Facing an increasingly polarized readership, news publications commonly resort to biased journalism along a sociopolitical spectrum of left or right leaning subjectivity. Websites like Vox and Breitbart News cover many of the same stories, but from entirely different perspectives intended to enhance the confirmation bias of the reader, a proven customer retention strategy.
A recently created website, Knowhere attempts to appease both sides and the middle by publishing news stories three ways, with labels of "Impartial", "Left", & "Right" readers can choose from. This is accomplished using a combination of human editors, scraping AI, and NLP machine learning models used to encode and decode the articles according to weights.
A crucial aspect of the NLP models is the summarization of published news articles. This presents a particular challenge as articles are often 700+ words. Smaller texts, like tweets, comments, and product reviews are often only a few hundred characters presenting a single idea. News articles give backstory, context, and different perspectives (even if only to marginalize that perspective).
In this capstone I have attempted to create a text summarizer for 3,000 articles published in September and October 2018 on four websites, listed left to right by subjective bias in journalism from left to right Huffington Post, Politico, BBC US, and The Daily Caller.
First, I created a spider to scrape the websites across their respective front pages, going into each article to capture the headline, date, and article text. I did this every 48-72 hours using four separate .py files (dc_recursive, huffpo, politico, & bbcus).
The Daily Caller csv is obtained by running a scrape in Command using Sublime text editor code:
scrapy crawl dailycaller -o dcrXXXX.csv -t csv ("XXXX" indicating the date of the scrape)

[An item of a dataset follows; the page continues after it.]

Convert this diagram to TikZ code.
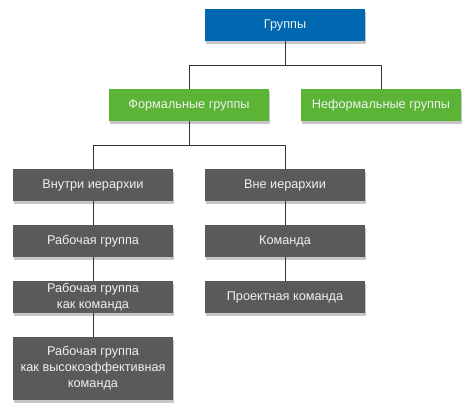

The same can be done for similar scraping code written for Politico (politico), Huffington Post (huffpo) and BBC US (bbcus). For each scrape's CSV I manually inspect the articles and eliminate those where the scrape failed to properly collect the headline or article. This was most common in BBC US articles that would often using a recurring headline for geographic areas or topics such as "Africa" and "Health", usually accounting for approximately 30% of BBC scrapes. Just as common, though to a lesser extent, about 5% of The Daily Caller articles, mostly from the "Opinion" section would return empty space for the article.
Next I read the CSVs each containing the Date/Time stamp, Published Headline, and Article:
- The Daily Caller - 1085 articles
- Huffington Post - 466 articles
- Politico - 906 articles
- BBC America - 545 articles
- Cleaning the text
- Parsing
- Lemmatizing
- Removing tags, whitespace, & labels
- Rejoining all tokens to articles
Next came a series of summarization tactics, mostly using Recurrant Neural Networks with many permutations (layers, parameters, regulators, weights, etc.) and using both Word2Vec and GloVe word embeddings. However, after exhaustive experimentation, even the best attempts at summarization yielded results little better than:
Original Headline | Article Summary |
---|---|
Trump Condemns Democrats For Being ‘Unfair’ To Kavanaugh’s Family | trump says says for for for kavanaugh for |
Journalists Trash Porn Star Attorney For His Dubious Kavanaugh Allegations | the end of america |
OPINION: Hurricane Hyperbole — Politicizing Tragedy | world war 3 is not a trump |
Despite using over a dozen variations of RNNs, GloVe embeddings, Seq2Seq modeling, and a variety of hyperparameter adjustments, some of which were left out of this Notebook, over the course of weeks I can see that the RNN is still encountering great difficulty summarizing against large text files like full news articles. While accuracy increases in the overall training set, validation accuracy improves somewhat, but not nearly enough to summarize the entire article.
A potential course of action for future development may be to summarize individual paragraphs or even sentences in articles, combine those summaries into new DataFrames train/test splits and attempt summarizations on the summaries.
At the time of this writing Google is days away from releasing a bidirectional transformer system, currently known through its AI paper "Google BERT: Pre-training of Deep Bidirectional Transformers for Language Understanding". A bidirectional approach may yield better results than feed-forward designs.
Also, a current trend moving away from RNNs entirely is being promoted by Cornell University in the paper "Attention Is All You Need". This process declares that using a simpler network architecture, one based solely on attention mechanisms. This is worth investigating as well.
Text summarization can be used to simplify news articles in ways that semantic analysis does not and potentially be used to create models that compare the objective summaries to the published headlines so to identify sensationalist, "clickbait" style journalism. Though this pipeline has not yielded the desired results so far and the time to present as a final capstone has come, I intend to continue working on text summarization as a specialization under the NLP umbrella.